Entries with chart source code:
══════════════════════════════

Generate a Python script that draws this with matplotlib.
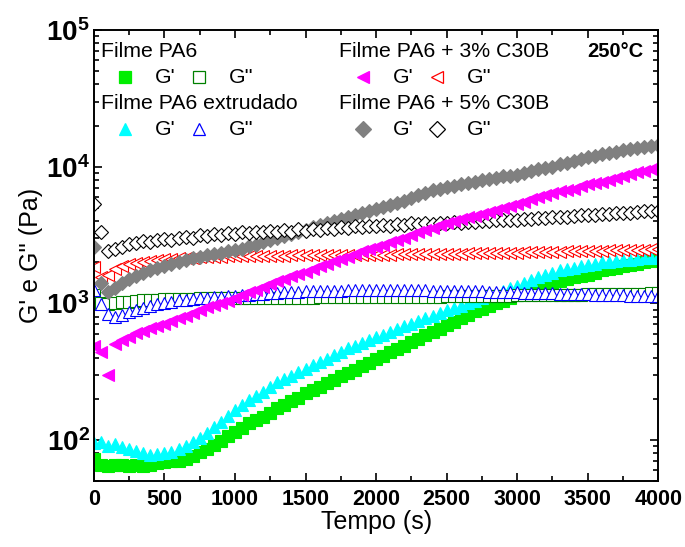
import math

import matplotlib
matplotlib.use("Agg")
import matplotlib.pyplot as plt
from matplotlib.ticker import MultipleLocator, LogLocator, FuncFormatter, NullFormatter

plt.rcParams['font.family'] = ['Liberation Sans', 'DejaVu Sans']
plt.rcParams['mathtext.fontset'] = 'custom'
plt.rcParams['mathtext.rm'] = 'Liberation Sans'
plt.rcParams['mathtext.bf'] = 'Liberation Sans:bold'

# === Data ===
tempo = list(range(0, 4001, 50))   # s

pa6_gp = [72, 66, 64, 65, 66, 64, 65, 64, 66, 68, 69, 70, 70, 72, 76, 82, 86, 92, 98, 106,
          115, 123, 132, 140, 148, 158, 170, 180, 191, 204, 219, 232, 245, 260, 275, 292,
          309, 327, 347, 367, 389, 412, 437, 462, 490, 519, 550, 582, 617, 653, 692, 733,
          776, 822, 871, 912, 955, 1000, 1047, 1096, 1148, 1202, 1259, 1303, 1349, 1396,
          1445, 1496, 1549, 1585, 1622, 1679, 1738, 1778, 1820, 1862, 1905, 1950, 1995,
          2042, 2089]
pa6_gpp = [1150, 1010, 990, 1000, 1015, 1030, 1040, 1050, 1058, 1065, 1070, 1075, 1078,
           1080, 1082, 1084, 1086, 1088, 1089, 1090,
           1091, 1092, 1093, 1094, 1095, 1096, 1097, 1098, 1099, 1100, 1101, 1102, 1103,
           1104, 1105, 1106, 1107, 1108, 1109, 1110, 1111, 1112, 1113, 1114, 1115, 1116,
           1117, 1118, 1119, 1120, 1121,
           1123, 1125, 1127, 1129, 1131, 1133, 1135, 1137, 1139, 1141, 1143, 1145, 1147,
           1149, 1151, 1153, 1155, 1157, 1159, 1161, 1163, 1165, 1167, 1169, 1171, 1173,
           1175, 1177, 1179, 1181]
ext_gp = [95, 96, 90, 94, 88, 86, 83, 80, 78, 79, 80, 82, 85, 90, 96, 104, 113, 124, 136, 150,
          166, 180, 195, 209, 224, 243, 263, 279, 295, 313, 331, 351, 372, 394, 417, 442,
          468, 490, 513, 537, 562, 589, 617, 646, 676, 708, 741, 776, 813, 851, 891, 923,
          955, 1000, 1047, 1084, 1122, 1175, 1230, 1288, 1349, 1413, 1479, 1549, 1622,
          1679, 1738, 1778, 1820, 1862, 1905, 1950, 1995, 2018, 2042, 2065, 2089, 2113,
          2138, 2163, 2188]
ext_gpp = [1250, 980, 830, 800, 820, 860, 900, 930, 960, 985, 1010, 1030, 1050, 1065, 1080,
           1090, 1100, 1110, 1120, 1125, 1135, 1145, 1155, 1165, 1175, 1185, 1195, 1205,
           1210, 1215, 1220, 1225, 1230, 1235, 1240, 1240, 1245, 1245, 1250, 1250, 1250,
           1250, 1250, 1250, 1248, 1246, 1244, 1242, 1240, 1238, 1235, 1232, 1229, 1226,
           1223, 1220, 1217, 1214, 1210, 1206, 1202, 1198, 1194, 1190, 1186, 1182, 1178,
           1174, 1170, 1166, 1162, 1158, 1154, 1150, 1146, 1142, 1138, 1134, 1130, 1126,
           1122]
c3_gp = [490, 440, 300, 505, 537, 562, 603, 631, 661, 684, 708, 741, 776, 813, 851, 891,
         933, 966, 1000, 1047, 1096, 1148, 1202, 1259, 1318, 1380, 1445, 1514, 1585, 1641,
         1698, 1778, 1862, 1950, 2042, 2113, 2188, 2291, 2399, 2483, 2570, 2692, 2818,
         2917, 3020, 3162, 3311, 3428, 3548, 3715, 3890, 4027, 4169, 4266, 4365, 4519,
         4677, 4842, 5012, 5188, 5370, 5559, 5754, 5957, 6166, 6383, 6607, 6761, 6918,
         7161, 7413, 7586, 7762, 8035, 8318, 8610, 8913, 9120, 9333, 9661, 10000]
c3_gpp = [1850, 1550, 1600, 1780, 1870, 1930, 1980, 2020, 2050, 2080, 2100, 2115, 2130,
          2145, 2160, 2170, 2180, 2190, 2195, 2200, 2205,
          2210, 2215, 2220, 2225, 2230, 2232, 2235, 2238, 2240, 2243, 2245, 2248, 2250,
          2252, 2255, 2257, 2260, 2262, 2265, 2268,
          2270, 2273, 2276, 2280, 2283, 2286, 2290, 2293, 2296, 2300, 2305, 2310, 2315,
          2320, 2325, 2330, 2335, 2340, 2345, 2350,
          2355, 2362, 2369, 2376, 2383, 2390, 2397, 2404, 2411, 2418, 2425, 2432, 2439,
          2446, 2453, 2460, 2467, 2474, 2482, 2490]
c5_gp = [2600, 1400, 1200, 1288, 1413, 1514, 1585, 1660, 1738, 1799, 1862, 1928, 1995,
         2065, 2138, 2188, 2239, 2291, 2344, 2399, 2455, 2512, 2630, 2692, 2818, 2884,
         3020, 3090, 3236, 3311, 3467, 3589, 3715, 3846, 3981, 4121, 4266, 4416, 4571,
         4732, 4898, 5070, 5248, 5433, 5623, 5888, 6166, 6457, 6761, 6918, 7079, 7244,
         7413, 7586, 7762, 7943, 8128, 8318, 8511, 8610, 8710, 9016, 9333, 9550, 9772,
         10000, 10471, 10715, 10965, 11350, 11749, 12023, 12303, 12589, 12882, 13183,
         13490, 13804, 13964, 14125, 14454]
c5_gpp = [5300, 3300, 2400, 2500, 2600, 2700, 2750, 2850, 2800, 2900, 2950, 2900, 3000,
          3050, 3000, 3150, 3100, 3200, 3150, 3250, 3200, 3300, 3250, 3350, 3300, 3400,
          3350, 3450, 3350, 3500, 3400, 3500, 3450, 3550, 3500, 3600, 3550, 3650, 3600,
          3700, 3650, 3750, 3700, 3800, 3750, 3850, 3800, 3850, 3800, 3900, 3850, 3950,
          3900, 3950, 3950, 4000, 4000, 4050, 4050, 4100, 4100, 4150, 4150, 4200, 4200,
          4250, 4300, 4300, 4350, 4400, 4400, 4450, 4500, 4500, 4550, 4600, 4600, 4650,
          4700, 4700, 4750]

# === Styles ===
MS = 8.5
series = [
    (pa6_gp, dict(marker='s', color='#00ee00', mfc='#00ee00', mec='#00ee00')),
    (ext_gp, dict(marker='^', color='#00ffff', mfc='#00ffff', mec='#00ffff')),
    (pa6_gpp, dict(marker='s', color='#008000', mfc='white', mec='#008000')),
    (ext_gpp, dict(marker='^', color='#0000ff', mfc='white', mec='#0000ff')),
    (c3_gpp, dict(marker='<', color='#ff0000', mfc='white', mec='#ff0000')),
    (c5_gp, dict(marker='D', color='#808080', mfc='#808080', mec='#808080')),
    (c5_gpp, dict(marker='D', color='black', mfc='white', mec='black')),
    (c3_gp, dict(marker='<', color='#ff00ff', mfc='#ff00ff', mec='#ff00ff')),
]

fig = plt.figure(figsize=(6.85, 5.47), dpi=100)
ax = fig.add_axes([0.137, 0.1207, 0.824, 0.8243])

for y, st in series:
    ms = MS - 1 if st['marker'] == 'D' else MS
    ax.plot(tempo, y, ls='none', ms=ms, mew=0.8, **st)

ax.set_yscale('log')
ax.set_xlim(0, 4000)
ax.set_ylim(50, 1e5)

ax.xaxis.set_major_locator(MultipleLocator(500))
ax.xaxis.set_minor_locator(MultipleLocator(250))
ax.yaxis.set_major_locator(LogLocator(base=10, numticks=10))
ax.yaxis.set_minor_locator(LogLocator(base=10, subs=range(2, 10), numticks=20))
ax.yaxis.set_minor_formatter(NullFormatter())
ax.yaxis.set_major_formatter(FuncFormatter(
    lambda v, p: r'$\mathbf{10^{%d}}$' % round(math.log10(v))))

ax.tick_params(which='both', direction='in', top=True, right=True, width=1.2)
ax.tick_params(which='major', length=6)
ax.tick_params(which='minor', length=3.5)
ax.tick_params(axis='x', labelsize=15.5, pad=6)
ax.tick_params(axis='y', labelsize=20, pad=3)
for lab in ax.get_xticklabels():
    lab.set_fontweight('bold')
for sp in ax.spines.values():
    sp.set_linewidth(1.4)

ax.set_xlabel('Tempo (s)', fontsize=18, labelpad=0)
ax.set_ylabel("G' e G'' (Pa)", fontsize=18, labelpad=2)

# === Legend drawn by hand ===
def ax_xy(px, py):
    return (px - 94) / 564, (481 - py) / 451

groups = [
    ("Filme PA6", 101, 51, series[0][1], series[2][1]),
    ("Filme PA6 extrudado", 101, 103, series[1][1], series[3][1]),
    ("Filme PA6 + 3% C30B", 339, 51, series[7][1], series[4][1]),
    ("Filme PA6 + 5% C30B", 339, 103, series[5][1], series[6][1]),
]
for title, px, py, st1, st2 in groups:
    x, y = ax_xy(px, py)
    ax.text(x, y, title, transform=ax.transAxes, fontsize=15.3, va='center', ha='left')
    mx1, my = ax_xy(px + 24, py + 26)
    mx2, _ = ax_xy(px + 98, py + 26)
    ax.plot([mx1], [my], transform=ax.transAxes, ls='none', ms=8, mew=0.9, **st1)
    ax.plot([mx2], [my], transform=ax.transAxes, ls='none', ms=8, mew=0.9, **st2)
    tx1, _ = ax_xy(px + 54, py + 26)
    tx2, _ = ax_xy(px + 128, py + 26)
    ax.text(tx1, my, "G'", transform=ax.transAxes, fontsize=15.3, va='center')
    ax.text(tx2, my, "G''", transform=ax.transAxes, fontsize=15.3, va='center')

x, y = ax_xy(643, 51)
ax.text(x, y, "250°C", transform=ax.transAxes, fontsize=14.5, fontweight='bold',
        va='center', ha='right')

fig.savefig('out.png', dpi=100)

══════════════════════════════

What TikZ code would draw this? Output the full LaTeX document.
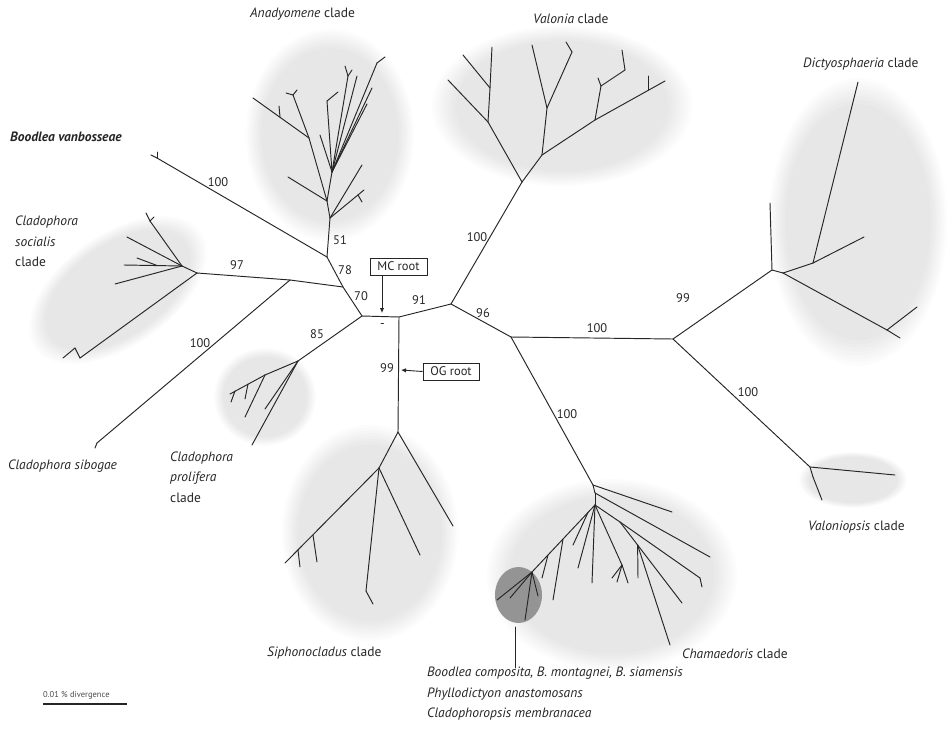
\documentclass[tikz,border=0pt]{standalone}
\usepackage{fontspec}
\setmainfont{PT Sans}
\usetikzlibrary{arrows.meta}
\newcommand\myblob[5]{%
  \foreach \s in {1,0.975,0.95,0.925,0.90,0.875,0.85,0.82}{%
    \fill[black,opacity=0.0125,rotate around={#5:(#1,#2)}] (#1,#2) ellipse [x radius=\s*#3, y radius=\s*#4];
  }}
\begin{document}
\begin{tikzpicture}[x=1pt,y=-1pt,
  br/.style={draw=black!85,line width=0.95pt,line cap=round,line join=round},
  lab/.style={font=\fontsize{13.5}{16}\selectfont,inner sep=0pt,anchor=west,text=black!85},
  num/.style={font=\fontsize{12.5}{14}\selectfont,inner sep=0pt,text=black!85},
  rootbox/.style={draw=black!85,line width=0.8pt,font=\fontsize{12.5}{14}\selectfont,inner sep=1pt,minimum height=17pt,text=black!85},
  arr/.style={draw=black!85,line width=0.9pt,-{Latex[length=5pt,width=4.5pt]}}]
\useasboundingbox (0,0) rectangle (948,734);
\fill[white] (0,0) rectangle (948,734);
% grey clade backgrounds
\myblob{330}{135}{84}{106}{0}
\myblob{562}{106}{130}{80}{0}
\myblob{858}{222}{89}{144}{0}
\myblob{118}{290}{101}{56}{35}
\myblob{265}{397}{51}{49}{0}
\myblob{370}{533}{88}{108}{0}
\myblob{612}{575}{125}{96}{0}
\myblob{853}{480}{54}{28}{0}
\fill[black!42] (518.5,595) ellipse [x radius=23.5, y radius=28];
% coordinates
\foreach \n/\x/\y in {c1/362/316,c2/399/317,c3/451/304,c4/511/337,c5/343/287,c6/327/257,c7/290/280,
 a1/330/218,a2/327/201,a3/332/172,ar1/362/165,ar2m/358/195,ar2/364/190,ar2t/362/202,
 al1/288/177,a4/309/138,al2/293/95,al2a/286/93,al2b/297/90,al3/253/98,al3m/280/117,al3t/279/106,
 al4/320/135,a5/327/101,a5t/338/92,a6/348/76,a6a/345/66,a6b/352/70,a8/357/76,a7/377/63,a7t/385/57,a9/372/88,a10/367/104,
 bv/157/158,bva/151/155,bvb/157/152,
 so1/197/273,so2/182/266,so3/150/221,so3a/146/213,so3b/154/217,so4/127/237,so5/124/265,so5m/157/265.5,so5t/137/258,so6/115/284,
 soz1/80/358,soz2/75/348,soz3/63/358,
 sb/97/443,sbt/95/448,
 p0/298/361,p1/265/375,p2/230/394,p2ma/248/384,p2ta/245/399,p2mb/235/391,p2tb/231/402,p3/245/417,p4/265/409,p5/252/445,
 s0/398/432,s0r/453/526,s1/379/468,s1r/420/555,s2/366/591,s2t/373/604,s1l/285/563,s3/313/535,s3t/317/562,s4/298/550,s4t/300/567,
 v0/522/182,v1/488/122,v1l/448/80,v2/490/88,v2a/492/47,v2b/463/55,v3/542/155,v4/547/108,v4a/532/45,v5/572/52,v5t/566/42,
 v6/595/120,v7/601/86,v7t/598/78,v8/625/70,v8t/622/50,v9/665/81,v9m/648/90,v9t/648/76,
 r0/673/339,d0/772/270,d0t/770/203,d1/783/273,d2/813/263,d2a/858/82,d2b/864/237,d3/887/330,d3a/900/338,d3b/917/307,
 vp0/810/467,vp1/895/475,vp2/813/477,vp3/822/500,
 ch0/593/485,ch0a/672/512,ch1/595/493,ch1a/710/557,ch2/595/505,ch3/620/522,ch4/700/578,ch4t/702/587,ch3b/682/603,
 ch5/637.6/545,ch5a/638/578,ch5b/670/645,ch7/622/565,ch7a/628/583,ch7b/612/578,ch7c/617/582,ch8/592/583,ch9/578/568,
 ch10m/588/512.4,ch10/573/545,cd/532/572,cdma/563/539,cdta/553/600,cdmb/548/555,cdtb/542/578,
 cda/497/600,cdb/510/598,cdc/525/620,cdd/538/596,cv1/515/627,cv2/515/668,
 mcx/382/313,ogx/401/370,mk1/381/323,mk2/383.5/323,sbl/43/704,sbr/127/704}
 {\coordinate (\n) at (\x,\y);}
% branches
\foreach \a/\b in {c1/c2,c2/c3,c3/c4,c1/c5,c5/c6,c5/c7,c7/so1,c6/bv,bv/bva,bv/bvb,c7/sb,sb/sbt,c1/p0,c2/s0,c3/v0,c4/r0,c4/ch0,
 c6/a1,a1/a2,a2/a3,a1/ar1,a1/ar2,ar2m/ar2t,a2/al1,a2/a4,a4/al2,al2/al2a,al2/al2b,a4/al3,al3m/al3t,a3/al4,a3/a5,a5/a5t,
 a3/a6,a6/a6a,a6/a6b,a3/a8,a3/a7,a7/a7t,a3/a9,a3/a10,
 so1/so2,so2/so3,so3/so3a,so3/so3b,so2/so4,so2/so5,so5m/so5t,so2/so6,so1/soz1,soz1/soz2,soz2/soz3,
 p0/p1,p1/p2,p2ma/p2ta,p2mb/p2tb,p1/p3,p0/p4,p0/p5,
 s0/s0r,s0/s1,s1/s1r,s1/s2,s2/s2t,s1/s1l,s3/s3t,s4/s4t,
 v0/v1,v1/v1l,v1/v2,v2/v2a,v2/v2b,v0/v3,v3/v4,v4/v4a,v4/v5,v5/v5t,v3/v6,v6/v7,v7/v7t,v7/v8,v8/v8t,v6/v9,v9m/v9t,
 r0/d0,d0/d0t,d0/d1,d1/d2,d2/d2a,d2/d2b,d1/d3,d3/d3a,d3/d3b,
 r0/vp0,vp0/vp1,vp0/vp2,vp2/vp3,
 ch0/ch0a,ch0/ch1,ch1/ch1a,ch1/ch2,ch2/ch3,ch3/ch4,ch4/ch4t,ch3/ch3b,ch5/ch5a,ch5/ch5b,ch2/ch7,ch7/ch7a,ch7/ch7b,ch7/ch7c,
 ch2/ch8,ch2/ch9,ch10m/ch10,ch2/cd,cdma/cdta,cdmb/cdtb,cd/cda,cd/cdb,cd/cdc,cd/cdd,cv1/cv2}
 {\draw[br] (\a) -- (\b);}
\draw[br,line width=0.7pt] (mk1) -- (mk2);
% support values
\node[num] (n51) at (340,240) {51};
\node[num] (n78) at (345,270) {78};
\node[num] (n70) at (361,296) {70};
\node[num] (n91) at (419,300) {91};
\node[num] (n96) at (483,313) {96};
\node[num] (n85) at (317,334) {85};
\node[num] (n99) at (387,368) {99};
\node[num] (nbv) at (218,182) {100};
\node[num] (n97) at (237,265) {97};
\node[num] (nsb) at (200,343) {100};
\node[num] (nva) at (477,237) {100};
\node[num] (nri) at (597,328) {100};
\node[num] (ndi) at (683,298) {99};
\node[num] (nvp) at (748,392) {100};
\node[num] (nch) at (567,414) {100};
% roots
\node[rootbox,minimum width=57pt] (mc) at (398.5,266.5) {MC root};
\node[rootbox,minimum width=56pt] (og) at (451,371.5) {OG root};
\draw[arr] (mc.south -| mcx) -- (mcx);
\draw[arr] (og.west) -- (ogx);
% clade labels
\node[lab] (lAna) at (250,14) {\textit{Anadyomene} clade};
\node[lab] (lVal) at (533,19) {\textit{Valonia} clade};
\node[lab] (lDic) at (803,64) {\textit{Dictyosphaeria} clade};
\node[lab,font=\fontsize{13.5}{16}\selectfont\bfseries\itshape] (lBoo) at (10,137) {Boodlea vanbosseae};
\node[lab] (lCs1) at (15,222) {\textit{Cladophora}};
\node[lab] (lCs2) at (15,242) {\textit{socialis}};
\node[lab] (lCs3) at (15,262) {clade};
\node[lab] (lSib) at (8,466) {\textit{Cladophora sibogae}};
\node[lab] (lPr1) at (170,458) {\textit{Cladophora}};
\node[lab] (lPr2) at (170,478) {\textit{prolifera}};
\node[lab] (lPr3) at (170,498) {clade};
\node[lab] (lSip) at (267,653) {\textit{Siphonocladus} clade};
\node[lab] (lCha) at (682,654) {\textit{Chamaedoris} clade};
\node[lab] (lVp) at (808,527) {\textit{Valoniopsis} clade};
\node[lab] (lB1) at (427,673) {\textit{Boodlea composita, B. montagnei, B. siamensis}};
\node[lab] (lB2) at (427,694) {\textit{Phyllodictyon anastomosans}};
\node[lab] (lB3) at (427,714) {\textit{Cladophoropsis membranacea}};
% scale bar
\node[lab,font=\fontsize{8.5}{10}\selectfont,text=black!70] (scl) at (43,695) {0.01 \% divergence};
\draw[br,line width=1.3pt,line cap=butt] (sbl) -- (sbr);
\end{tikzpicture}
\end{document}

══════════════════════════════

§ WORK TO DO: Leave out every line without the string "this" and copy the rest.

§ EXERCISE RESULT:
Generate a Python script that draws this with matplotlib.
What TikZ code would draw this? Output the full LaTeX document.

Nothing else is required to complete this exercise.